Speaker:Which are Hebrew speaking and English speaking.
Speaker:In some ways I consider myself tricultural because I, I am both English and
Speaker:American, but also definitely Israeli.
Speaker:And I, the reason I reconcile is not the right word is because I know that this
Speaker:is a futile attempt, but it's an attempt that I make through my work and will
Speaker:continue to make for as long as I do it.
Speaker:And it's always going to be futile, right?
Speaker:These, I think every person who is an immigrant or it's
Speaker:in some way, bicultural knows.
Speaker:That this can never really be resolved.
Speaker:It's something you learn to live with and living in Hebrew literature and
Speaker:English literature that I'm producing at the same time is a way for me to
Speaker:keep this dialogue going that is going on in my mind all the time anyway.

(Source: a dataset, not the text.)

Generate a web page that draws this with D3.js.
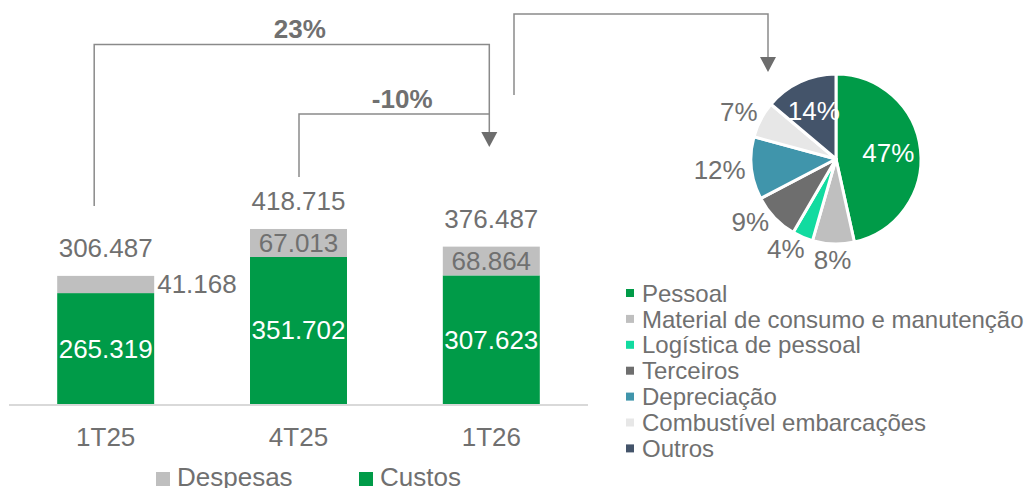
<!DOCTYPE html>
<html>
<head>
<meta charset="utf-8">
<script src="https://cdn.jsdelivr.net/npm/d3@7"></script>
<style>
    body { margin: 0; background: #fff; }
    svg { display: block; font-family: "Liberation Sans", Arial, sans-serif; }
</style>
</head>
<body>
<div id="chart"></div>
<script>
// bar data (R$ mil)
let quarters = ["1T25", "4T25", "1T26"];
let custos = [265.319, 351.702, 307.623];
let despesas = [41.168, 67.013, 68.864];
let totals = [306.487, 418.715, 376.487];
let seriesNames = ["Despesas", "Custos"];

// variation arrows
let variations = [
    {from: "1T25", to: "1T26", text: "23%"},
    {from: "4T25", to: "1T26", text: "-10%"}
];

// breakdown of 1T26
let pieLabels = ["Pessoal", "Material de consumo e manutenção", "Logística de pessoal",
    "Terceiros", "Depreciação", "Combustível embarcações", "Outros"];
let pieValues = [47, 8, 4, 9, 12, 7, 14];
let pieColors = ["#009b48", "#bfbfbf", "#12dba0", "#6e6e6e", "#4095ab", "#e7e7e7", "#44546a"];

let textColor = "#707070";
let lineColor = "#8a8a8a";
let green = "#009b48";
let gray = "#bfbfbf";

let fmt = function(v) { return v.toFixed(3); };

let width = 1026, height = 488;
let svg = d3.select("#chart").append("svg")
    .attr("width", width)
    .attr("height", height);

// scales
let x = d3.scaleBand()
    .domain(quarters)
    .range([9, 588])
    .paddingInner(0.497)
    .paddingOuter(0.25);
let y = d3.scaleLinear()
    .domain([0, 500])
    .range([404, 195]);

let rows = quarters.map(function(q, i) {
    return {q: q, custos: custos[i], despesas: despesas[i], total: totals[i]};
});

// bars
let bars = svg.append("g").selectAll("g")
    .data(rows)
    .enter().append("g");

bars.append("rect")
    .attr("x", function(d) { return x(d.q); })
    .attr("width", x.bandwidth())
    .attr("y", function(d) { return y(d.custos); })
    .attr("height", function(d) { return y(0) - y(d.custos); })
    .attr("fill", green);

bars.append("rect")
    .attr("x", function(d) { return x(d.q); })
    .attr("width", x.bandwidth())
    .attr("y", function(d) { return y(d.custos + d.despesas); })
    .attr("height", function(d) { return y(d.custos) - y(d.custos + d.despesas); })
    .attr("fill", gray);

// axis line
svg.append("line")
    .attr("x1", x.range()[0])
    .attr("x2", x.range()[1])
    .attr("y1", y(0) + 1)
    .attr("y2", y(0) + 1)
    .attr("stroke", "#d9d9d9")
    .attr("stroke-width", 2);

// value labels
bars.append("text")
    .attr("x", function(d) { return x(d.q) + x.bandwidth() / 2; })
    .attr("y", function(d) { return (y(d.custos) + y(0)) / 2 + 9; })
    .attr("text-anchor", "middle")
    .attr("font-size", "26px")
    .attr("fill", "#fff")
    .text(function(d) { return fmt(d.custos); });

bars.append("text")
    .each(function(d) {
        let top = y(d.custos + d.despesas);
        let h = y(d.custos) - top;
        let t = d3.select(this)
            .attr("font-size", "26px")
            .attr("fill", textColor)
            .attr("y", top + h / 2 + 9);
        // small segment: label goes to the right of the bar
        if (h < 22) {
            t.attr("x", x(d.q) + x.bandwidth() + 3).attr("text-anchor", "start");
        } else {
            t.attr("x", x(d.q) + x.bandwidth() / 2).attr("text-anchor", "middle");
        }
    })
    .text(function(d) { return fmt(d.despesas); });

bars.append("text")
    .attr("x", function(d) { return x(d.q) + x.bandwidth() / 2; })
    .attr("y", function(d) { return y(d.total) - 19; })
    .attr("text-anchor", "middle")
    .attr("font-size", "26px")
    .attr("fill", textColor)
    .text(function(d) { return fmt(d.total); });

// category labels
svg.append("g").selectAll("text")
    .data(quarters)
    .enter().append("text")
    .attr("x", function(d) { return x(d) + x.bandwidth() / 2; })
    .attr("y", 446)
    .attr("text-anchor", "middle")
    .attr("font-size", "26px")
    .attr("fill", textColor)
    .text(function(d) { return d; });

// bottom legend
let legend = svg.append("g").selectAll("g")
    .data(seriesNames)
    .enter().append("g")
    .attr("transform", function(d, i) { return "translate(" + (156 + i * 203) + ",0)"; });

legend.append("rect")
    .attr("y", 472)
    .attr("width", 14)
    .attr("height", 14)
    .attr("fill", function(d, i) { return i === 0 ? gray : green; });

legend.append("text")
    .attr("x", 21)
    .attr("y", 486)
    .attr("font-size", "26px")
    .attr("fill", textColor)
    .text(function(d) { return d; });

// arrows
function arrowHead(g, px, py) {
    g.append("path")
        .attr("d", "M" + (px - 8) + "," + (py - 15) + "L" + (px + 8) + "," + (py - 15) + "L" + px + "," + py + "Z")
        .attr("fill", "#6d6d6d");
}

let arrows = svg.append("g");
let arrowLevels = [{start: 206, top: 44.5, dx: -11.5}, {start: 177, top: 114, dx: 0.5}];
let tipY = 147;

variations.forEach(function(v, i) {
    let lv = arrowLevels[i];
    let x1 = x(v.from) + x.bandwidth() / 2 + lv.dx;
    let x2 = x(v.to) + x.bandwidth() / 2 - 2;
    arrows.append("path")
        .attr("d", "M" + x1 + "," + lv.start + "V" + lv.top + "H" + x2 + (i === 0 ? "V" + (tipY - 14) : ""))
        .attr("fill", "none")
        .attr("stroke", lineColor)
        .attr("stroke-width", 1.5);
    arrows.append("text")
        .attr("x", (x1 + x2) / 2 + 8)
        .attr("y", lv.top - 6.5)
        .attr("text-anchor", "middle")
        .attr("font-size", "26px")
        .attr("font-weight", "bold")
        .attr("fill", textColor)
        .text(v.text);
    if (i === 0) arrowHead(arrows, x2, tipY);
});

// pie
let cx = 836, cy = 159, R = 85;

arrows.append("path")
    .attr("d", "M514,95V14H" + (cx - 68) + "V58")
    .attr("fill", "none")
    .attr("stroke", lineColor)
    .attr("stroke-width", 1.5);
arrowHead(arrows, cx - 68, 72);

let pie = d3.pie().sort(null).value(function(d) { return d; });
let arcs = pie(pieValues);
let arc = d3.arc().innerRadius(0).outerRadius(R);

let pg = svg.append("g")
    .attr("transform", "translate(" + cx + "," + cy + ")");

pg.selectAll("path")
    .data(arcs)
    .enter().append("path")
    .attr("d", arc)
    .attr("fill", function(d, i) { return pieColors[i]; })
    .attr("stroke", "#fff")
    .attr("stroke-width", 3)
    .attr("stroke-linejoin", "round");

let inner = d3.arc().innerRadius(R * 0.62).outerRadius(R * 0.62);
let placed = [];

function labelBox(a, w) {
    let s = Math.sin(a), c = -Math.cos(a);
    let cxl = (R + 6) * s + w / 2 * s;
    let cyl = (R + 6) * c + 10 * c;
    return {x: cxl, y: cyl, x0: cxl - w / 2, x1: cxl + w / 2, y0: cyl - 13, y1: cyl + 13};
}

function overlaps(b) {
    return placed.some(function(p) {
        return b.x0 < p.x1 + 8 && b.x1 > p.x0 - 8 && b.y0 < p.y1 && b.y1 > p.y0;
    });
}

pg.selectAll("text")
    .data(arcs)
    .enter().append("text")
    .attr("font-size", "26px")
    .text(function(d) { return d.data + "%"; })
    .each(function(d) {
        let t = d3.select(this);
        if (d.data >= 13) {
            let c = inner.centroid(d);
            t.attr("x", c[0]).attr("y", c[1] + 9)
                .attr("text-anchor", "middle")
                .attr("fill", "#fff");
        } else {
            let a = (d.startAngle + d.endAngle) / 2;
            let w = this.getComputedTextLength();
            let b = labelBox(a, w);
            // nudge along the circle until it clears the previous labels
            while (overlaps(b) && a < d.endAngle + 0.5) {
                a += Math.PI / 180;
                b = labelBox(a, w);
            }
            placed.push(b);
            t.attr("x", b.x)
                .attr("y", b.y + 9)
                .attr("text-anchor", "middle")
                .attr("fill", textColor);
        }
    });

// pie legend
let pl = svg.append("g").selectAll("g")
    .data(pieLabels)
    .enter().append("g")
    .attr("transform", function(d, i) { return "translate(626," + (293 + i * 25.9) + ")"; });

pl.append("rect")
    .attr("y", -4)
    .attr("width", 8)
    .attr("height", 8)
    .attr("fill", function(d, i) { return pieColors[i]; });

pl.append("text")
    .attr("x", 16)
    .attr("y", 8.6)
    .attr("font-size", "24px")
    .attr("fill", textColor)
    .text(function(d) { return d; });
</script>
</body>
</html>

Speaker:But I suppose it's a way to externalize it and to put in writing this constant
Speaker:struggle that I have to make sense of how two such very different
Speaker:cultures can coexist in my mind.
Speaker:The term coexistence is thrown around a lot in the Middle East
Speaker:because there's such a lack of it.
Speaker:And as an individual, I can say that it is very difficult.
Speaker:And in some ways, as I said, this is not something that's
Speaker:ever going to be reconciled.
Speaker:But translation is by definition multidimensional and many layered, right?
Speaker:It's a recognition that there is no one voice that is right.
Speaker:And you have to be able to accept that.
Speaker:And express this plurality, these different nuances that
Speaker:come from different cultures.
Speaker:And so that, I think, is why I do it and how I do it.
Speaker:Wonderful.
Speaker:Wonderful.
Speaker:Thank you.
Speaker:Thank you for such a lovely conversation.
Speaker:Thank you very much.
Speaker:Thank you.
Speaker:It's been a real pleasure.
Speaker:I appreciate the opportunity to talk through these things.